Book Flood - Limits

Limits

Cobb (2007), McQuillan & Krashen (2008), and Cobb (2008) offer contrasting perspectives. All agree on the need of lexical input, but Cobb (2007; 2008) supported by Parry (1997) convincingly denounces the insufficiency of extensive reading, the current lexical expansion pedagogy, and especially for confirmed learners. According to Cobb (2007), Krashen (1989)'s influential and seducing hypothesis is that extensive reading generates a continuous hidden learning (lexical input), eventually "doing the entire job" of vocabulary acquisition. This hypothesis is without empirical evidence, neither on the extent (% of global vocabulary acquisition), nor on the sufficiency of extensive reading for lexicon learning (Cobb 2007)

Cobb (2007) thus proposed a computer-based study to quantitatively assess the efficiency of extensive reading.
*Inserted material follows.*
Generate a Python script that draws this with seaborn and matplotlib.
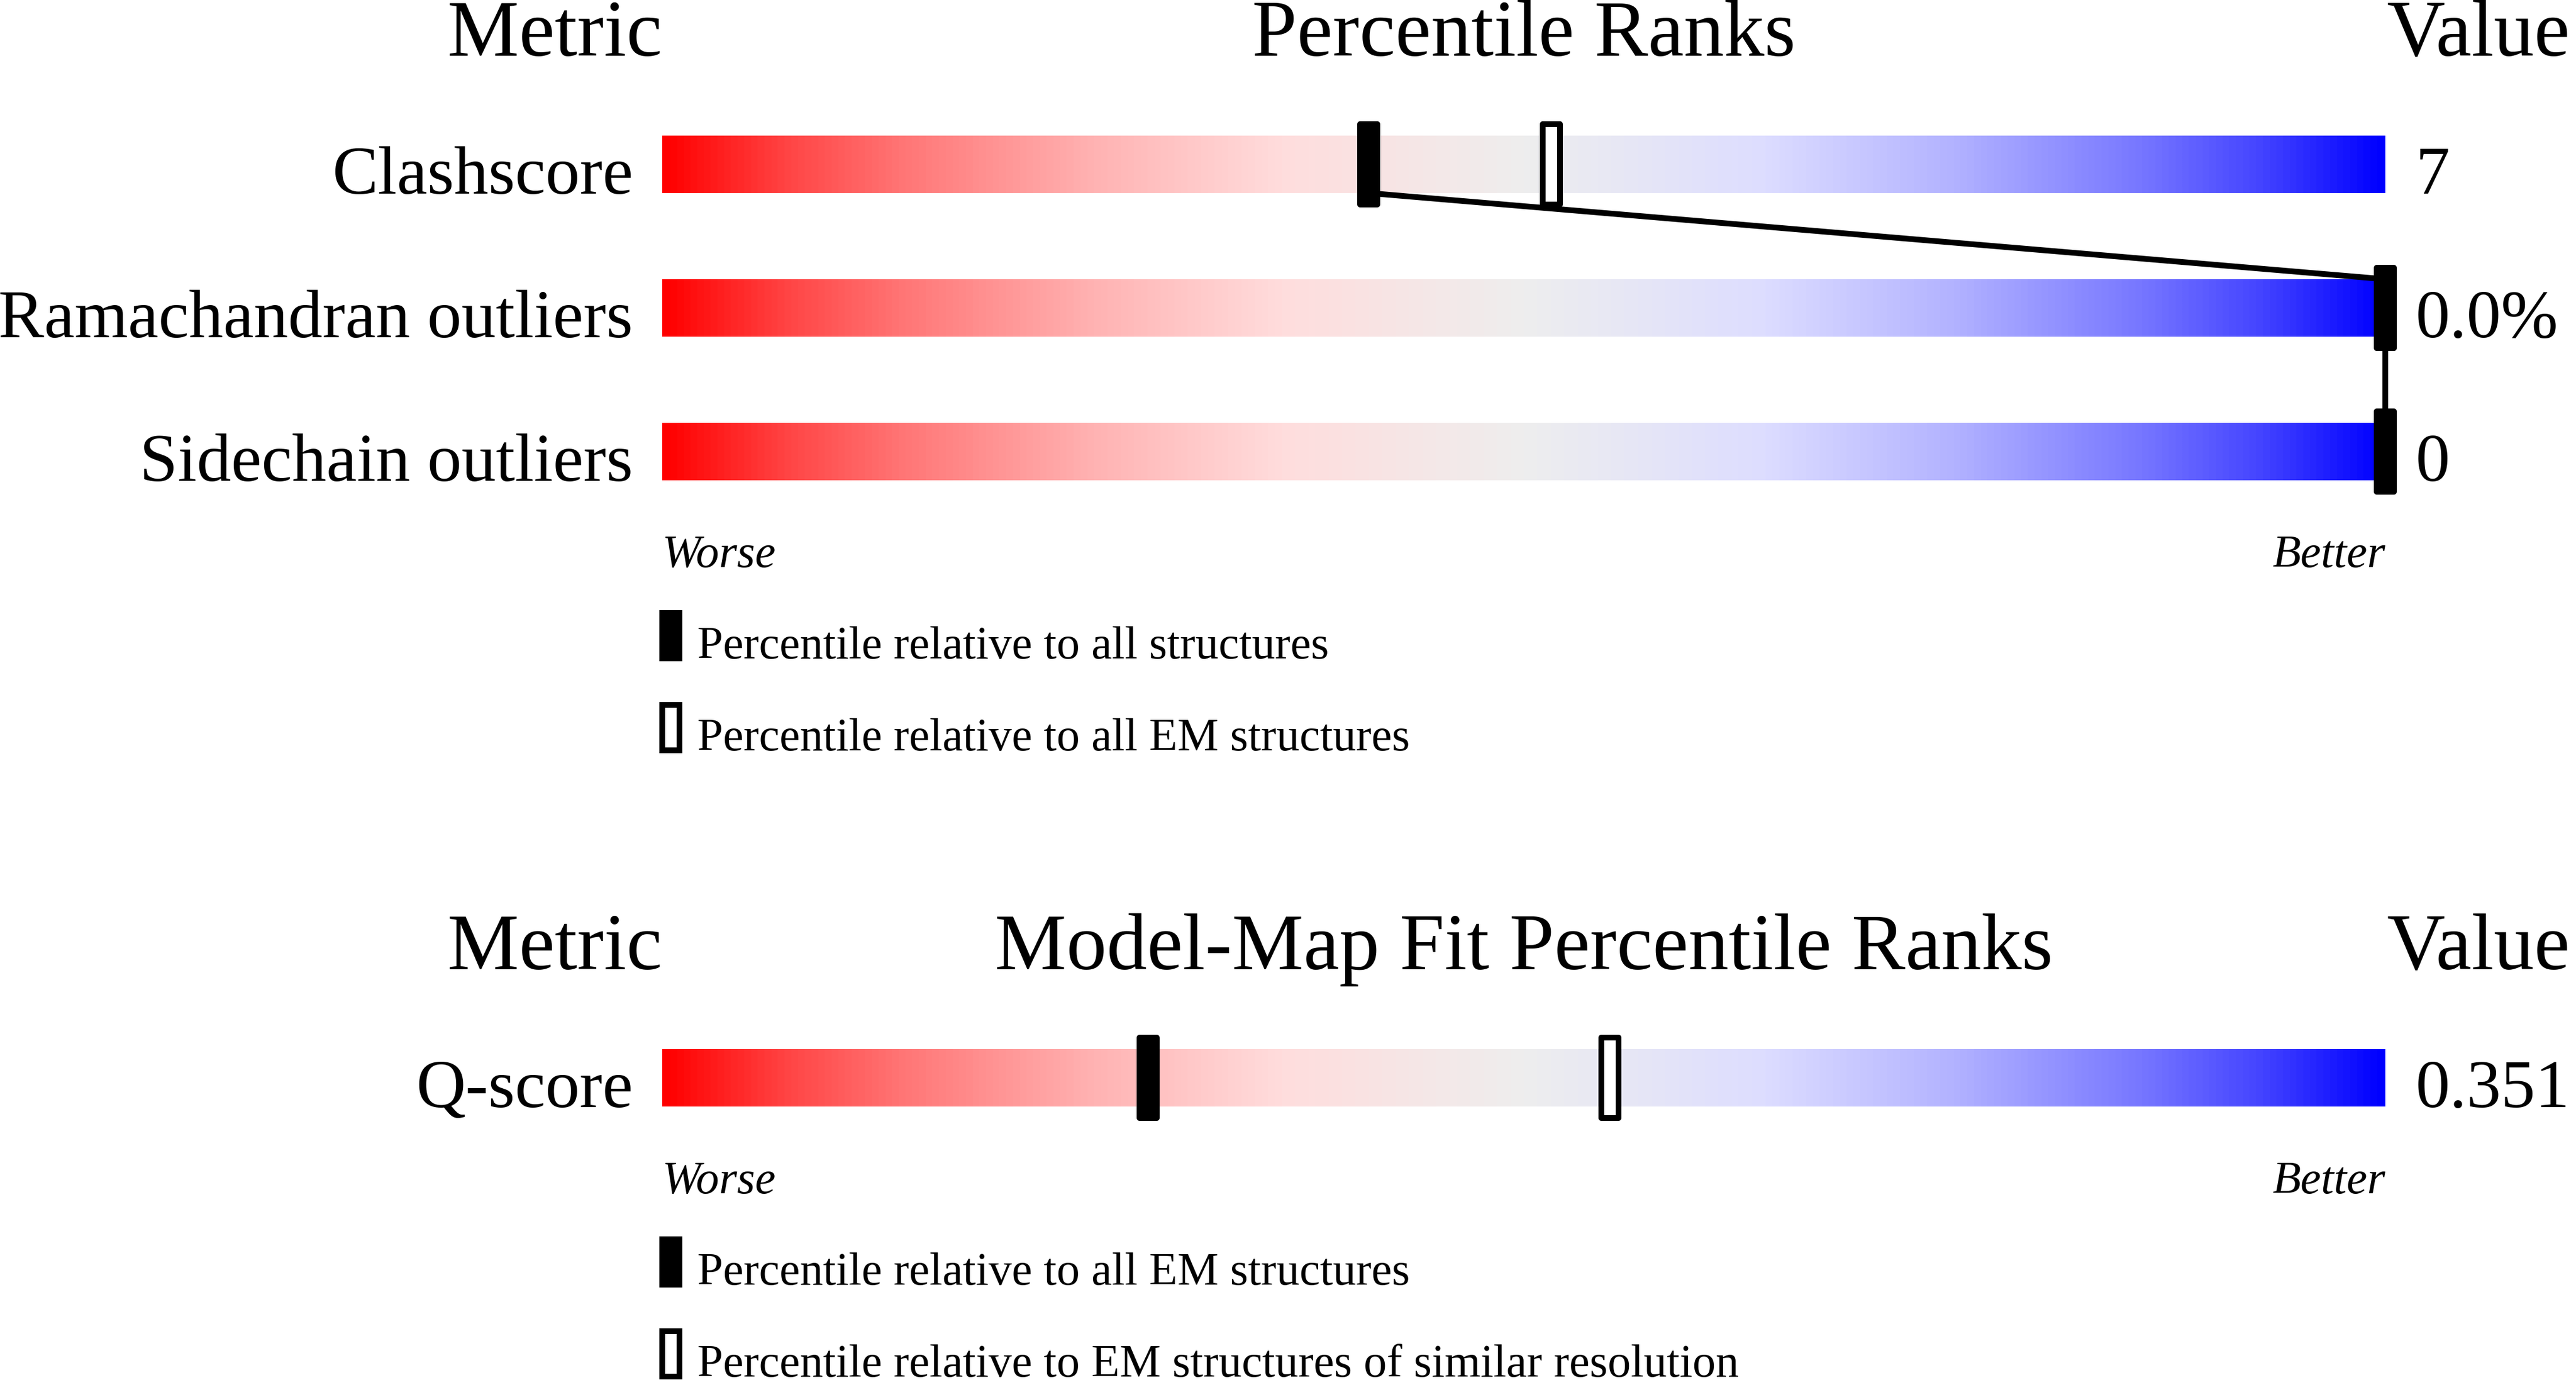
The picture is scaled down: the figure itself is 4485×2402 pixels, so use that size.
import numpy as np
import pandas as pd
import matplotlib
matplotlib.use("Agg")
import matplotlib.pyplot as plt
import seaborn as sns
from matplotlib.colors import LinearSegmentedColormap
from matplotlib.path import Path
from matplotlib.patches import Rectangle

# Global validation percentile ranks
metrics = ["Clashscore", "Ramachandran outliers", "Sidechain outliers"]
pct_all = [41, 100, 100]
pct_em = [51.6, np.nan, np.nan]
values = ["7", "0.0%", "0"]
legend_top = ["Percentile relative to all structures",
              "Percentile relative to all EM structures"]

# Model-map fit percentile ranks
fit_metrics = ["Q-score"]
fit_pct_em = [28.2]
fit_pct_res = [55]
fit_values = ["0.351"]
legend_fit = ["Percentile relative to all EM structures",
              "Percentile relative to EM structures of similar resolution"]

# layout (pixels)
W, H = 4485, 2402
X0, X1 = 1153, 4153
BAR_H = 100
ROW_Y = [286, 536, 786]
FIT_Y = [1876]
LW = 7.2
S = (140 * 0.72) ** 2

sns.set_style("white")
plt.rcParams["font.family"] = ["Liberation Serif", "DejaVu Serif"]
plt.rcParams["text.color"] = "black"

cmap = LinearSegmentedColormap.from_list("rank", [
    (0.0, "#ff0000"), (0.07, "#ff4444"), (0.14, "#ff7777"), (0.25, "#ffb3b3"),
    (0.36, "#ffdddd"), (0.5, "#eeeeee"), (0.64, "#ddddff"), (0.75, "#b3b3ff"),
    (0.86, "#7777ff"), (0.93, "#4444ff"), (1.0, "#0000ff")])

marker = Path([(-15, -70), (15, -70), (15, 70), (-15, 70), (-15, -70)], closed=True)

fig = plt.figure(figsize=(W / 100, H / 100), dpi=100)
ax = fig.add_axes([0, 0, 1, 1])
txt = fig.add_axes([0, 0, 1, 1])
scale = (X1 - X0) / 100


def draw_panel(ys, names, solid, hollow, vals, title, legend_labels):
    grad = np.linspace(0, 1, 600)[None, :]
    for y in ys:
        ax.imshow(grad, cmap=cmap, extent=[0, 100, y + BAR_H / 2, y - BAR_H / 2],
                  aspect="auto", interpolation="bilinear", zorder=1)

    df = pd.DataFrame({"y": ys, "solid": solid, "hollow": hollow})
    sns.scatterplot(data=df, x="solid", y="y", marker=marker, s=S, color="black",
                    edgecolor="black", linewidth=LW, zorder=4, ax=ax, legend=False)
    sns.scatterplot(data=df.dropna(subset=["hollow"]), x="hollow", y="y", marker=marker,
                    s=S, color="white", edgecolor="black", linewidth=LW, zorder=4,
                    ax=ax, legend=False)

    # connect the solid markers from row to row
    lx, ly = [], []
    for i in range(len(ys) - 1):
        lx += [solid[i], solid[i + 1]]
        ly += [ys[i] + BAR_H / 2, ys[i + 1] - BAR_H / 2]
    if lx:
        ax.plot(lx, ly, color="black", lw=LW, zorder=3, solid_capstyle="butt")

    head = ys[0] - 189
    txt.text(X0, head, "Metric", ha="right", va="baseline", fontsize=101)
    txt.text((X0 + X1) / 2, head, title, ha="center", va="baseline", fontsize=101)
    txt.text(X1 + 2, head, "Value", ha="left", va="baseline", fontsize=101)

    for y, name, v in zip(ys, names, vals):
        txt.text(X0 - 51, y + 51, name, ha="right", va="baseline", fontsize=86)
        txt.text(X1 + 52, y + 51, v, ha="left", va="baseline", fontsize=86)

    base = ys[-1] + 201
    txt.text(X0, base, "Worse", ha="left", va="baseline", fontsize=58, style="italic")
    txt.text(X1, base, "Better", ha="right", va="baseline", fontsize=58, style="italic")

    txt.add_patch(Rectangle((X0 - 5, base + 75), 40, 89, facecolor="black", edgecolor="none"))
    txt.add_patch(Rectangle((X0, base + 240), 30, 79, facecolor="white",
                            edgecolor="black", linewidth=LW))
    txt.text(X0 + 61, base + 159, legend_labels[0], ha="left", va="baseline", fontsize=58)
    txt.text(X0 + 61, base + 319, legend_labels[1], ha="left", va="baseline", fontsize=58)


draw_panel(ROW_Y, metrics, pct_all, pct_em, values, "Percentile Ranks", legend_top)
draw_panel(FIT_Y, fit_metrics, fit_pct_em, fit_pct_res, fit_values,
           "Model-Map Fit Percentile Ranks", legend_fit)

ax.set_xlim(-X0 / scale, (W - X0) / scale)
ax.set_ylim(H, 0)
ax.axis("off")
txt.set_xlim(0, W)
txt.set_ylim(H, 0)
txt.axis("off")

fig.savefig("out.png", dpi=100)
Basically, Cobb estimated the reading quantity of common learners within the L2 language (~175,000 words over 2 years), then randomly took 10 words in each the 1st thousand most frequent words, the 2nd thousand, and the 3rd thousand, to see how many times those words will appears. Those results should be higher than 6 to 10 encounters, the number need for stable initial word learning to occur.
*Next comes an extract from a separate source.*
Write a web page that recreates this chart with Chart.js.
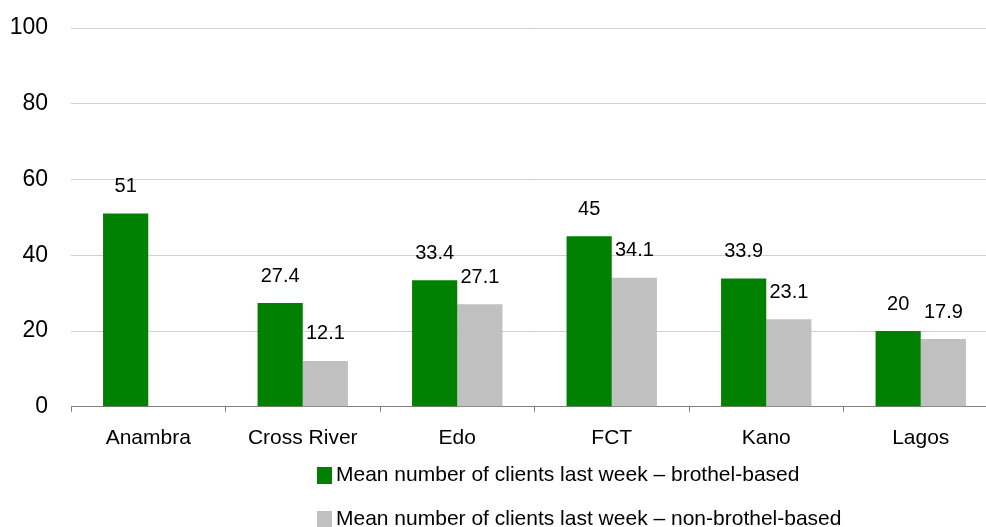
<!DOCTYPE html>
<html>
<head>
<meta charset="utf-8">
<script src="https://cdn.jsdelivr.net/npm/chart.js@4"></script>
<style>
  html, body { margin: 0; padding: 0; background: #fff; overflow: hidden; }
  #wrap { position: relative; width: 998px; height: 527px; }
</style>
</head>
<body>
<div id="wrap"><canvas id="c"></canvas></div>
<script>
const categories = ["Anambra", "Cross River", "Edo", "FCT", "Kano", "Lagos"];
const brothelBased = [51, 27.4, 33.4, 45, 33.9, 20];
const nonBrothelBased = [null, 12.1, 27.1, 34.1, 23.1, 17.9];
const seriesLabels = [
  "Mean number of clients last week \u2013 brothel-based",
  "Mean number of clients last week \u2013 non-brothel-based"
];
const yTicks = [0, 20, 40, 60, 80, 100];

const FONT = "'Liberation Sans', Arial, sans-serif";

const valueLabels = {
  id: 'valueLabels',
  afterDatasetsDraw(chart) {
    const ctx = chart.ctx;
    ctx.save();
    ctx.font = "20px " + FONT;
    ctx.fillStyle = "#000";
    ctx.textAlign = "center";
    ctx.textBaseline = "middle";
    chart.data.datasets.forEach((ds, i) => {
      const meta = chart.getDatasetMeta(i);
      meta.data.forEach((bar, j) => {
        const v = ds.data[j];
        if (v === null || v === undefined) return;
        ctx.fillText(String(v), bar.x, bar.y - 27);
      });
    });
    ctx.restore();
  }
};

const customLegend = {
  id: 'customLegend',
  afterDraw(chart) {
    const ctx = chart.ctx;
    ctx.save();
    ctx.font = "21px " + FONT;
    ctx.textBaseline = "middle";
    ctx.textAlign = "left";
    const rows = [475, 519];
    chart.data.datasets.forEach((ds, i) => {
      const y = rows[i];
      ctx.fillStyle = ds.backgroundColor;
      ctx.fillRect(317, y - 8, 15, 17);
      ctx.fillStyle = "#000";
      ctx.fillText(ds.label, 336, y);
    });
    ctx.restore();
  }
};

new Chart(document.getElementById('c'), {
  type: 'bar',
  data: {
    labels: categories,
    datasets: [
      { label: seriesLabels[0], data: brothelBased, backgroundColor: "#008000" },
      { label: seriesLabels[1], data: nonBrothelBased, backgroundColor: "#c0c0c0" }
    ]
  },
  options: {
    responsive: true,
    maintainAspectRatio: false,
    animation: false,
    devicePixelRatio: 1,
    layout: { padding: { top: 28, right: 0, bottom: 62, left: 0 } },
    datasets: { bar: { categoryPercentage: 0.585, barPercentage: 1.0 } },
    plugins: { legend: { display: false }, tooltip: { enabled: false } },
    scales: {
      x: {
        offset: true,
        grid: { display: true, offset: true, drawOnChartArea: false, drawTicks: true, tickLength: 5, color: "#808080" },
        border: { display: true, color: "#808080", width: 1 },
        ticks: { color: "#000", font: { family: FONT, size: 21 }, padding: 14, maxRotation: 0, autoSkip: false }
      },
      y: {
        min: 0, max: 100,
        afterBuildTicks(scale) { scale.ticks = yTicks.map(v => ({ value: v })); },
        afterFit(scale) { scale.width = 71; scale.paddingTop = 0; scale.paddingBottom = 0; },
        grid: { color: "#d0d0d0", drawTicks: false },
        border: { display: false },
        ticks: { color: "#000", font: { family: FONT, size: 23 }, padding: 23 }
      }
    }
  },
  plugins: [valueLabels, customLegend]
});
</script>
</body>
</html>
Cobb (2007) summarize as following :" show the extreme unlikelihood of developing an adequate L2 reading lexicon through reading alone, even in highly favorable circumstances" since "for the vast majority of L2 learners, free or wide reading alone is not a sufficient source of vocabulary knowledge for reading". Thereafter, Cobb restated the need of lexical input, and stated the possibility to increase it using computing capabilities.
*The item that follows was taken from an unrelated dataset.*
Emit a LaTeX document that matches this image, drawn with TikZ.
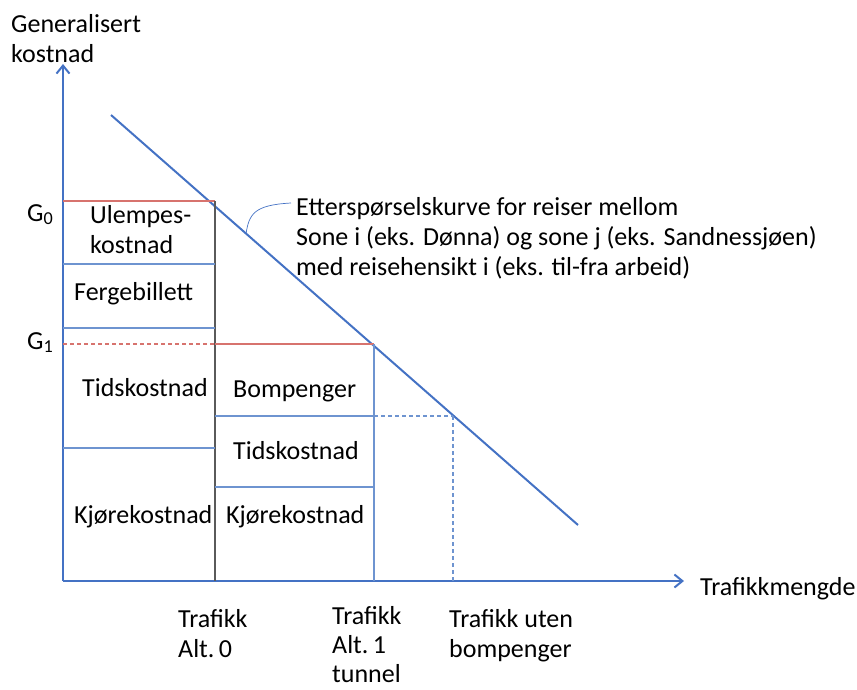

McQuillan & Krashen (2008) answer that learners may read far more than 175,000 words but rather +1,000,000 words in 2 years. By digging in Krashen & McQuillan own sources and adding some others (Parry 1997), Cobb (2008) convincingly countered Krashen & McQuillan view as being excessively successful cases in reading oversimplified texts. Experiments cited by McQuillan & Krashen use easy and fast to read texts, but not the suitable material to discover new vocabulary. Non simplified texts are far harder, and slower to read. Accordingly, the problem stay at its full strength : common learners need more lexical inputs, extensive reading being insufficient, new sources of lexical input is encouraged to complete it.